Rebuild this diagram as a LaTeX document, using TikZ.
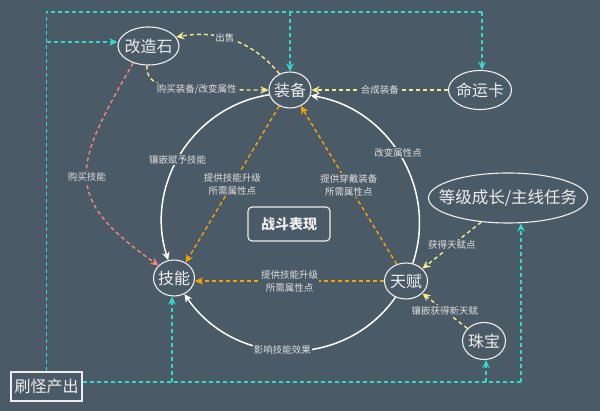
\documentclass[tikz,border=0pt]{standalone}
\usepackage{fontspec}
\newfontfamily\cjk{Noto Sans CJK SC}
\usetikzlibrary{shapes.geometric,arrows.meta}
\definecolor{bg}{HTML}{4B5A67}
\definecolor{cy}{HTML}{33D9C7}
\definecolor{yl}{HTML}{F4EC8C}
\definecolor{og}{HTML}{F5A300}
\definecolor{pk}{HTML}{F0877E}
\definecolor{txt}{HTML}{EDEDED}
\definecolor{ltxt}{HTML}{E0E0E0}
\definecolor{nl}{HTML}{EEEEEE}
\newcommand{\zc}[1]{\makebox[0pt]{#1}}
\begin{document}
\begin{tikzpicture}[x=1pt,y=1pt,
  ell/.style={ellipse,draw=nl,line width=1.1pt,inner sep=0pt,text=txt,font=\cjk\fontsize{16}{16}\selectfont},
  box/.style={rectangle,draw=nl,line width=1.1pt,inner sep=0pt,text=txt,font=\cjk\fontsize{16}{16}\selectfont},
  lbl/.style={fill=bg,inner sep=1pt,text=ltxt,font=\cjk\fontsize{9.5}{13}\selectfont,align=center},
  dsh/.style={line width=1.4pt,dash pattern=on 4pt off 3pt},
  tip/.style={-{Stealth[length=8pt,width=7.5pt,inset=2.5pt]}},
  cyl/.style={dsh,draw=cy,fill=none},
  yll/.style={dsh,draw=yl,fill=none},
  ogl/.style={dsh,draw=og,fill=none},
  pkl/.style={dsh,draw=pk,fill=none},
  wl/.style={line width=1.5pt,draw=white,fill=none}
]
\fill[bg] (0,0) rectangle (600,411);
\useasboundingbox (0,0) rectangle (600,411);

% nodes
\node[ell,minimum width=61pt,minimum height=38pt] (gz) at (148.5,365) {\zc{改造石}};
\node[ell,minimum width=42pt,minimum height=36pt] (zb) at (290,321) {\zc{装备}};
\node[ell,minimum width=63pt,minimum height=39pt] (mk) at (480,321) {\zc{命运卡}};
\node[ell,minimum width=159pt,minimum height=50pt,font=\cjk\fontsize{16.5}{16.5}\selectfont] (dj) at (508,213) {\zc{等级成长/主线任务}};
\node[ell,minimum width=41pt,minimum height=36pt] (jn) at (174,133) {\zc{技能}};
\node[ell,minimum width=43pt,minimum height=36pt] (tf) at (406,130) {\zc{天赋}};
\node[ell,minimum width=43pt,minimum height=37pt] (zbao) at (484,70) {\zc{珠宝}};
\node[box,minimum width=71pt,minimum height=29pt] (sg) at (46.5,24.5) {\zc{刷怪产出}};
\node[box,rounded corners=4pt,minimum width=82pt,minimum height=34pt,font=\cjk\fontsize{14}{14}\selectfont\bfseries] (zd) at (289,187) {\zc{战斗表现}};

% cyan network
\coordinate (t0) at (46.5,399);
\coordinate (t1) at (46.5,369);
\coordinate (t2) at (290,399);
\coordinate (t3) at (482,399);
\draw[cyl] (sg.north) -- (t0) -- (t3);
\draw[cyl,tip] (t3) -- (t3 |- mk.north);
\draw[cyl,tip] (t2) -- (zb.north);
\draw[cyl,tip] (t1) -- (t1 -| gz.west);
\coordinate (b1) at (172,29);
\coordinate (b2) at (486,29);
\coordinate (b3) at (521,29);
\draw[cyl] (sg.east |- b1) -- (b3);
\draw[cyl,tip] (b3) -- (b3 |- dj.south);
\draw[cyl,tip] (b1) -- (b1 |- jn.south);
\draw[cyl,tip] (b2) -- (b2 |- zbao.south);

% yellow
\draw[yll,tip] (zb.123) to[out=130,in=10] node[lbl,pos=0.58]{出售} (gz.18);
\draw[yll,tip] (gz.265) to[out=-90,in=180,out looseness=0.45,in looseness=2.2] node[lbl,pos=0.71]{购买装备/改变属性} (zb.west);
\draw[yll,tip] (mk.west) -- node[lbl]{合成装备} (zb.east);
\draw[yll,tip] (dj.222) -- node[lbl]{获得天赋点} (tf.37);
\draw[yll,tip] (zbao.143) -- node[lbl]{镶嵌获得新天赋} (tf.323);

% orange
\draw[ogl,tip] (zb.236) -- node[lbl]{提供技能升级\\所需属性点} (jn.53);
\draw[ogl,tip] (tf.119) -- node[lbl]{提供穿戴装备\\所需属性点} (zb.304);
\draw[ogl,tip] (tf.west) -- node[lbl]{提供技能升级\\所需属性点} (tf.west -| jn.east);

% pink
\draw[pkl,tip] (gz.228) to[out=240,in=145,looseness=1.5] node[lbl,pos=0.5]{购买技能} (jn.141);

% white arcs
\draw[wl,tip] (zb.193) to[out=188.6,in=107.8,looseness=1.03] node[lbl,pos=0.53]{镶嵌赋予技能} (jn.108);
\draw[wl,tip] (tf.69) to[out=71.3,in=-9.4,looseness=1.03] node[lbl,pos=0.52]{改变属性点} (zb.345);
\draw[wl,tip] (tf.237) to[out=-125,in=-55.7,looseness=1.08] node[lbl,pos=0.53]{影响技能效果} (jn.303);
\end{tikzpicture}
\end{document}
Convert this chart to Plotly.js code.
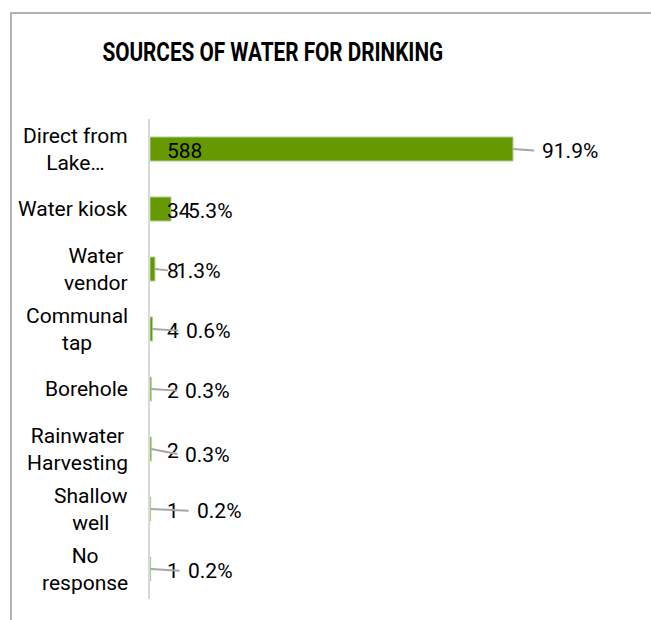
================
**Written task**
Make a verbatim copy of all the entries and strip out the pictures.

**Solved problem**
Rebuild this diagram as a LaTeX document, using TikZ.
\documentclass[tikz,border=0pt]{standalone}
\usepackage{fontspec}
\newfontfamily\cjk{Noto Sans CJK SC}
\usetikzlibrary{shapes.geometric,arrows.meta}
\definecolor{bg}{HTML}{4B5A67}
\definecolor{cy}{HTML}{33D9C7}
\definecolor{yl}{HTML}{F4EC8C}
\definecolor{og}{HTML}{F5A300}
\definecolor{pk}{HTML}{F0877E}
\definecolor{txt}{HTML}{EDEDED}
\definecolor{ltxt}{HTML}{E0E0E0}
\definecolor{nl}{HTML}{EEEEEE}
\newcommand{\zc}[1]{\makebox[0pt]{#1}}
\begin{document}
\begin{tikzpicture}[x=1pt,y=1pt,
  ell/.style={ellipse,draw=nl,line width=1.1pt,inner sep=0pt,text=txt,font=\cjk\fontsize{16}{16}\selectfont},
  box/.style={rectangle,draw=nl,line width=1.1pt,inner sep=0pt,text=txt,font=\cjk\fontsize{16}{16}\selectfont},
  lbl/.style={fill=bg,inner sep=1pt,text=ltxt,font=\cjk\fontsize{9.5}{13}\selectfont,align=center},
  dsh/.style={line width=1.4pt,dash pattern=on 4pt off 3pt},
  tip/.style={-{Stealth[length=8pt,width=7.5pt,inset=2.5pt]}},
  cyl/.style={dsh,draw=cy,fill=none},
  yll/.style={dsh,draw=yl,fill=none},
  ogl/.style={dsh,draw=og,fill=none},
  pkl/.style={dsh,draw=pk,fill=none},
  wl/.style={line width=1.5pt,draw=white,fill=none}
]
\fill[bg] (0,0) rectangle (600,411);
\useasboundingbox (0,0) rectangle (600,411);

% nodes
\node[ell,minimum width=61pt,minimum height=38pt] (gz) at (148.5,365) {\zc{改造石}};
\node[ell,minimum width=42pt,minimum height=36pt] (zb) at (290,321) {\zc{装备}};
\node[ell,minimum width=63pt,minimum height=39pt] (mk) at (480,321) {\zc{命运卡}};
\node[ell,minimum width=159pt,minimum height=50pt,font=\cjk\fontsize{16.5}{16.5}\selectfont] (dj) at (508,213) {\zc{等级成长/主线任务}};
\node[ell,minimum width=41pt,minimum height=36pt] (jn) at (174,133) {\zc{技能}};
\node[ell,minimum width=43pt,minimum height=36pt] (tf) at (406,130) {\zc{天赋}};
\node[ell,minimum width=43pt,minimum height=37pt] (zbao) at (484,70) {\zc{珠宝}};
\node[box,minimum width=71pt,minimum height=29pt] (sg) at (46.5,24.5) {\zc{刷怪产出}};
\node[box,rounded corners=4pt,minimum width=82pt,minimum height=34pt,font=\cjk\fontsize{14}{14}\selectfont\bfseries] (zd) at (289,187) {\zc{战斗表现}};

% cyan network
\coordinate (t0) at (46.5,399);
\coordinate (t1) at (46.5,369);
\coordinate (t2) at (290,399);
\coordinate (t3) at (482,399);
\draw[cyl] (sg.north) -- (t0) -- (t3);
\draw[cyl,tip] (t3) -- (t3 |- mk.north);
\draw[cyl,tip] (t2) -- (zb.north);
\draw[cyl,tip] (t1) -- (t1 -| gz.west);
\coordinate (b1) at (172,29);
\coordinate (b2) at (486,29);
\coordinate (b3) at (521,29);
\draw[cyl] (sg.east |- b1) -- (b3);
\draw[cyl,tip] (b3) -- (b3 |- dj.south);
\draw[cyl,tip] (b1) -- (b1 |- jn.south);
\draw[cyl,tip] (b2) -- (b2 |- zbao.south);

% yellow
\draw[yll,tip] (zb.123) to[out=130,in=10] node[lbl,pos=0.58]{出售} (gz.18);
\draw[yll,tip] (gz.265) to[out=-90,in=180,out looseness=0.45,in looseness=2.2] node[lbl,pos=0.71]{购买装备/改变属性} (zb.west);
\draw[yll,tip] (mk.west) -- node[lbl]{合成装备} (zb.east);
\draw[yll,tip] (dj.222) -- node[lbl]{获得天赋点} (tf.37);
\draw[yll,tip] (zbao.143) -- node[lbl]{镶嵌获得新天赋} (tf.323);

% orange
\draw[ogl,tip] (zb.236) -- node[lbl]{提供技能升级\\所需属性点} (jn.53);
\draw[ogl,tip] (tf.119) -- node[lbl]{提供穿戴装备\\所需属性点} (zb.304);
\draw[ogl,tip] (tf.west) -- node[lbl]{提供技能升级\\所需属性点} (tf.west -| jn.east);

% pink
\draw[pkl,tip] (gz.228) to[out=240,in=145,looseness=1.5] node[lbl,pos=0.5]{购买技能} (jn.141);

% white arcs
\draw[wl,tip] (zb.193) to[out=188.6,in=107.8,looseness=1.03] node[lbl,pos=0.53]{镶嵌赋予技能} (jn.108);
\draw[wl,tip] (tf.69) to[out=71.3,in=-9.4,looseness=1.03] node[lbl,pos=0.52]{改变属性点} (zb.345);
\draw[wl,tip] (tf.237) to[out=-125,in=-55.7,looseness=1.08] node[lbl,pos=0.53]{影响技能效果} (jn.303);
\end{tikzpicture}
\end{document}
Convert this chart to Plotly.js code.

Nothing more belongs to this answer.